The Utah cop, however, defended his decision to not arrest Laundrie or escalate the matter, saying that there's no law against "being a s—ty boyfriend and gaslighting and taking advantage of people mentally and emotionally for your own reasons," per the amended filing.
The lawsuit also accuses authorities of treating Petito more like an aggressor in the situation than a victim.
After Moab officers ultimately let the couple go, they continued traveling west, where officials allege Laundrie fatally strangled Petito and dumped her body in the Wyoming wilderness. Petito was reported missing on Sept. 11, 2021. Laundrie later returned to Florida and killed himself a short time later, according to authorities. His partial skeletal remains were located in an environmental park on Oct. 20.

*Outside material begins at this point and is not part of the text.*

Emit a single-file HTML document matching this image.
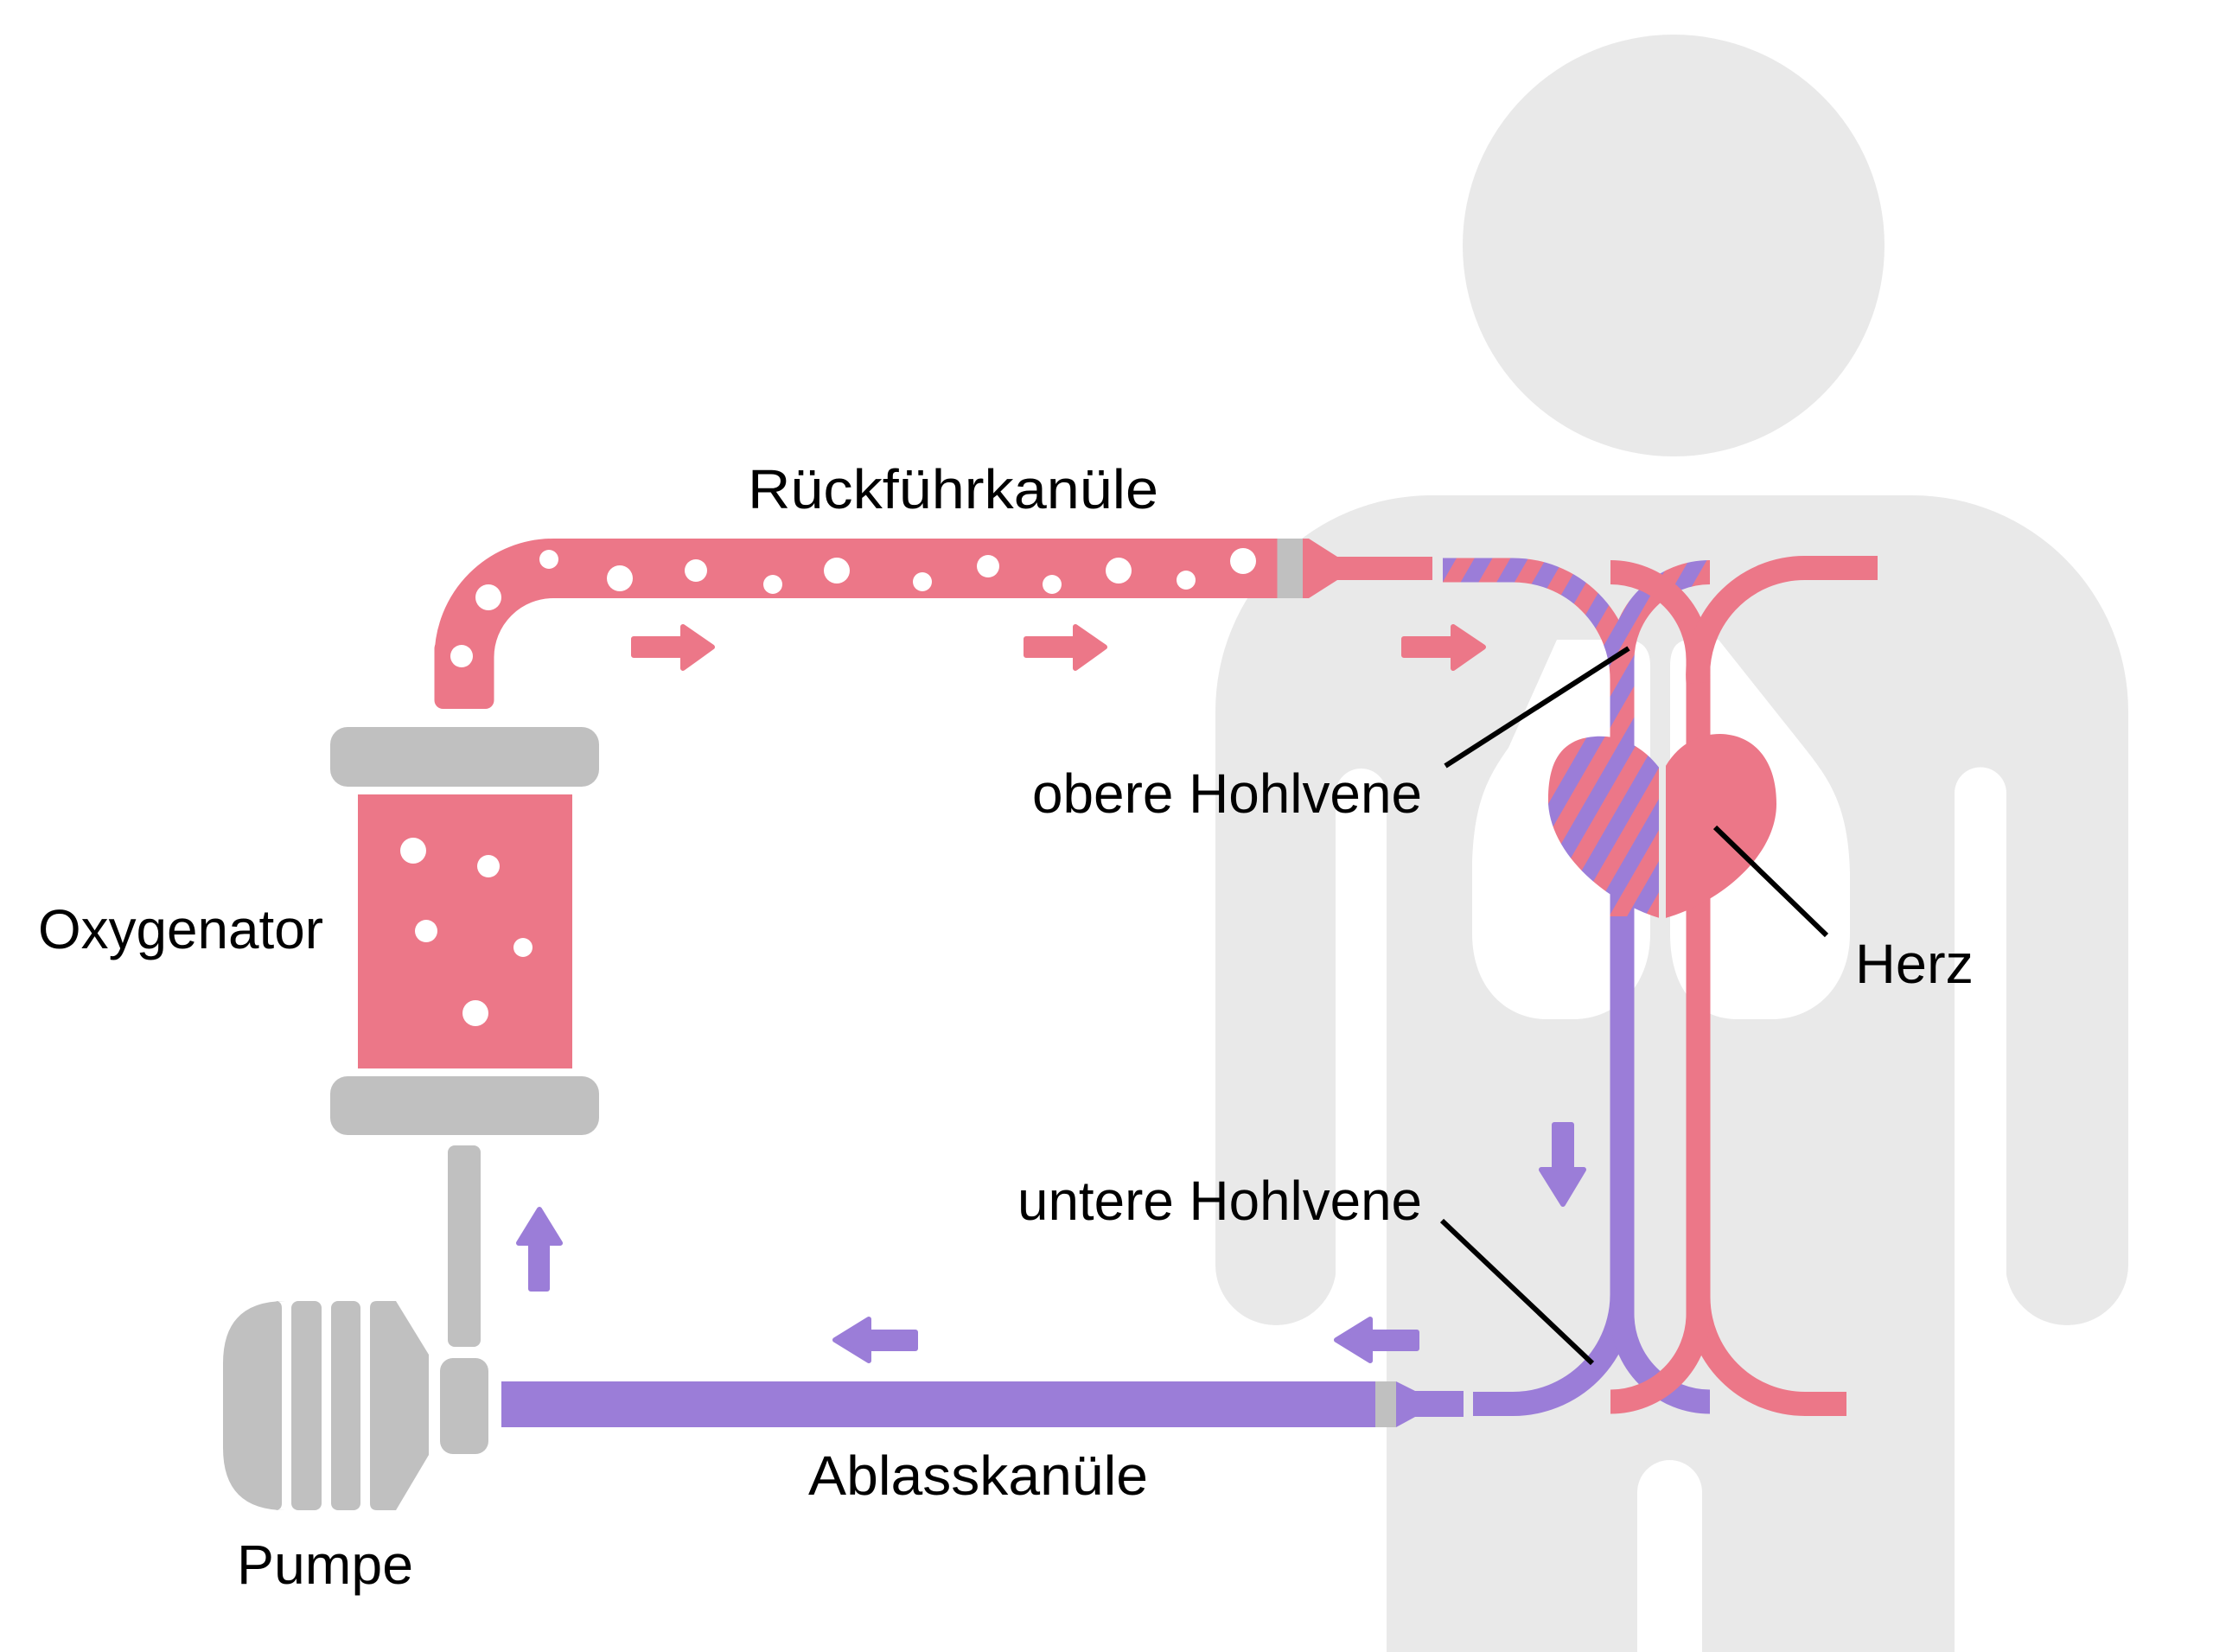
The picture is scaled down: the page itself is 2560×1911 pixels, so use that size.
<!DOCTYPE html>
<html><head><meta charset="utf-8"><style>
html,body{margin:0;padding:0;background:#fff;width:2560px;height:1911px;overflow:hidden;}
svg{display:block;}
text{font-family:"Liberation Sans",sans-serif;fill:#000;}
</style></head><body>
<svg width="2560" height="1911" viewBox="0 0 2560 1911" xmlns="http://www.w3.org/2000/svg">
<defs>
<pattern id="st" patternUnits="userSpaceOnUse" width="36" height="36" patternTransform="rotate(30)">
<rect x="0" y="0" width="36" height="36" fill="#ec7788"/>
<rect x="0" y="0" width="18" height="36" fill="#9b7dd8"/>
</pattern>
<clipPath id="hl"><rect x="1700" y="800" width="219" height="320"/></clipPath>
<clipPath id="hr"><rect x="1927" y="800" width="200" height="320"/></clipPath>
<clipPath id="upper"><rect x="1600" y="600" width="600" height="460"/></clipPath>
</defs>
<!-- body -->
<circle cx="1936" cy="284" r="244" fill="#e9e9e9"/>
<path d="M1406,823 A250,250 0 0 1 1656,573 H2212 A250,250 0 0 1 2462,823 V1463 A71,70 0 0 1 2320,1463 V1911 H1546 V1463 A70,70 0 0 1 1406,1463 Z" fill="#e9e9e9"/>
<path d="M1545,1911 V918.5 A29.5,29.5 0 0 1 1604,918.5 V1911 Z" fill="#fff"/>
<path d="M2261,1911 V917.5 A29.5,29.5 0 0 1 2321,917.5 V1911 Z" fill="#fff"/>
<path d="M1894,1911 V1726.5 A37.5,37.5 0 0 1 1969,1726.5 V1911 Z" fill="#fff"/>

<!-- lungs -->
<path d="M1801,740 L1880,740 Q1909,740 1909,770 L1909,1080 C1909,1140 1870,1179 1820,1179 L1790,1179 C1740,1179 1703,1140 1703,1080 L1703,1000 C1705,930 1720,900 1745,865 Z" fill="#fff"/>
<path d="M1988,740 L1955,740 Q1932,740 1932,770 L1932,1080 C1932,1140 1960,1179 2010,1179 L2050,1179 C2100,1179 2140,1140 2140,1080 L2140,1010 C2138,930 2115,900 2085,862 Z" fill="#fff"/>

<!-- top return tube -->
<path d="M537,775 V760 A103,103 0 0 1 640,657.5 H1478" fill="none" stroke="#ec7788" stroke-width="69"/>
<rect x="502.5" y="740" width="69" height="80" rx="10" fill="#ec7788"/>
<rect x="1477.5" y="623" width="30" height="69" fill="#c0c0c0"/>
<polygon points="1507,623 1514,623 1547,644 1657,644 1657,671 1547,671 1514,692 1507,692" fill="#ec7788"/>
<g fill="#fff">
<circle cx="534" cy="759" r="13"/><circle cx="565" cy="691" r="15"/><circle cx="635" cy="647" r="11"/>
<circle cx="717" cy="669" r="15"/><circle cx="805" cy="660" r="13"/><circle cx="894" cy="676" r="11"/>
<circle cx="968" cy="660" r="15"/><circle cx="1067" cy="673" r="11"/><circle cx="1143" cy="655" r="13"/>
<circle cx="1217" cy="676" r="11"/><circle cx="1294" cy="660" r="15"/><circle cx="1372" cy="671" r="11"/>
<circle cx="1438" cy="649" r="15"/>
</g>

<!-- oxygenator -->
<rect x="382" y="841" width="311" height="69" rx="20" fill="#c0c0c0"/>
<rect x="414" y="919" width="248" height="317" fill="#ec7788"/>
<rect x="382" y="1245" width="311" height="68" rx="20" fill="#c0c0c0"/>
<g fill="#fff">
<circle cx="478" cy="984" r="15"/><circle cx="565" cy="1002" r="13"/><circle cx="493" cy="1077" r="13"/>
<circle cx="605" cy="1096" r="11"/><circle cx="550" cy="1172" r="15"/>
</g>
<rect x="518" y="1325" width="38" height="233" rx="8" fill="#c0c0c0"/>

<!-- pump -->
<path d="M318,1505 Q326,1505 326,1513 V1739 Q326,1747 318,1747 H330 Q258,1747 258,1675 V1577 Q258,1505 330,1505 Z" fill="#c0c0c0"/>
<rect x="337" y="1505" width="35" height="242" rx="8" fill="#c0c0c0"/>
<rect x="383" y="1505" width="34" height="242" rx="8" fill="#c0c0c0"/>
<path d="M436,1505 H458 L496,1567 V1683 L458,1747 H436 Q428,1747 428,1739 V1513 Q428,1505 436,1505 Z" fill="#c0c0c0"/>
<rect x="509" y="1571" width="56" height="111" rx="15" fill="#c0c0c0"/>

<!-- bottom drain tube -->
<rect x="580" y="1598" width="1011" height="53" fill="#9b7dd8"/>
<rect x="1591" y="1598" width="24" height="53" fill="#c0c0c0"/>
<polygon points="1615,1598 1637,1609 1693,1609 1693,1639 1637,1639 1615,1651" fill="#9b7dd8"/>

<!-- vessels -->
<path d="M1704,1624 H1750 A126.5,126.5 0 0 0 1876.5,1497.5 V786" fill="none" stroke="#9b7dd8" stroke-width="28"/>
<path d="M1876.5,1490 V1520 A101.5,101.5 0 0 0 1978,1621.5" fill="none" stroke="#9b7dd8" stroke-width="28"/>
<g clip-path="url(#upper)">
<path d="M1669,659.5 H1750 A126.5,126.5 0 0 1 1876.5,786 V1100" fill="none" stroke="url(#st)" stroke-width="28"/>
</g>
<path d="M1978,662 A101.5,101.5 0 0 0 1876.5,763.5 V800" fill="none" stroke="url(#st)" stroke-width="28"/>
<path d="M1863,662 A101.5,101.5 0 0 1 1964.5,763.5 V1520" fill="none" stroke="#ec7788" stroke-width="28"/>
<path d="M1964.5,790 A123.5,123.5 0 0 1 2088,657 H2172" fill="none" stroke="#ec7788" stroke-width="28"/>
<path d="M1964.5,1490 V1500 A123.5,123.5 0 0 0 2088,1624 H2136" fill="none" stroke="#ec7788" stroke-width="28"/>
<path d="M1964.5,1500 V1520 A101.5,101.5 0 0 1 1863,1621.5" fill="none" stroke="#ec7788" stroke-width="28"/>

<!-- heart -->
<path d="M1923,893 C1900,860 1870,850 1845,852 C1800,855 1790,890 1791,930 C1795,990 1860,1045 1923,1063 C1990,1045 2055,990 2055,930 C2055,880 2030,850 1990,849 C1965,849 1940,860 1923,893 Z" fill="url(#st)" clip-path="url(#hl)"/>
<path d="M1923,893 C1900,860 1870,850 1845,852 C1800,855 1790,890 1791,930 C1795,990 1860,1045 1923,1063 C1990,1045 2055,990 2055,930 C2055,880 2030,850 1990,849 C1965,849 1940,860 1923,893 Z" fill="#ec7788" clip-path="url(#hr)"/>

<!-- arrows -->
<g fill="#ec7788" stroke="#ec7788" stroke-width="6" stroke-linejoin="round">
<path d="M733,739 H790 V725 L824,748.5 L790,773 V758 H733 Z"/>
<path d="M1187,739 H1244 V725 L1278,748.5 L1244,773 V758 H1187 Z"/>
<path d="M1624,739 H1681 V725 L1716,748.5 L1681,773 V758 H1624 Z"/>
</g>
<g fill="#9b7dd8" stroke="#9b7dd8" stroke-width="6" stroke-linejoin="round">
<path d="M1059,1541 H1005 V1526 L966,1550 L1005,1574 V1560 H1059 Z"/>
<path d="M1639,1541 H1585 V1526 L1546,1550 L1585,1574 V1560 H1639 Z"/>
<path d="M614,1491 V1438 H600 L624,1399 L648,1438 H633 V1491 Z"/>
<path d="M1798,1301 V1353 H1783 L1808,1393 L1832,1353 H1818 V1301 Z"/>
</g>

<!-- leader lines -->
<g stroke="#000" stroke-width="6">
<line x1="1884" y1="750" x2="1672" y2="886"/>
<line x1="1984" y1="957" x2="2113" y2="1082"/>
<line x1="1668" y1="1412" x2="1842" y2="1577"/>
</g>

<!-- labels -->
<g font-size="64">
<text x="865" y="588" textLength="475" lengthAdjust="spacingAndGlyphs">Rückführkanüle</text>
<text x="44" y="1097" textLength="330" lengthAdjust="spacingAndGlyphs">Oxygenator</text>
<text x="1194" y="940" textLength="451" lengthAdjust="spacingAndGlyphs">obere Hohlvene</text>
<text x="2146" y="1137" textLength="137" lengthAdjust="spacingAndGlyphs">Herz</text>
<text x="1177" y="1411" textLength="468" lengthAdjust="spacingAndGlyphs">untere Hohlvene</text>
<text x="935" y="1729" textLength="393" lengthAdjust="spacingAndGlyphs">Ablasskanüle</text>
<text x="274" y="1832" textLength="204" lengthAdjust="spacingAndGlyphs">Pumpe</text>
</g>
</svg>
</body></html>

“Gabby's murder might have been prevented if the officers had acted properly," the lawsuit’s complaint stated.
Lawyers for Petito’s parents last month released a graphic selfie showing Petito’s battered face, injuries that they allege were inflicted by Laundrie shortly before Moab police arrived on the scene on the day of the domestic violence call. The images, according to the Petito family attorneys, are further evidence that law enforcement failed to intervene.
“He, like, grabbed my face,” Petito then-told police, according to court documents. “Well, he like grabbed me, like with his nail, and I guess that’s why it hurts."
“I definitely have a cut," she added. "Like, I can feel it.”
Petito’s family has also sued Laundrie’s family for exacerbating their emotional distress.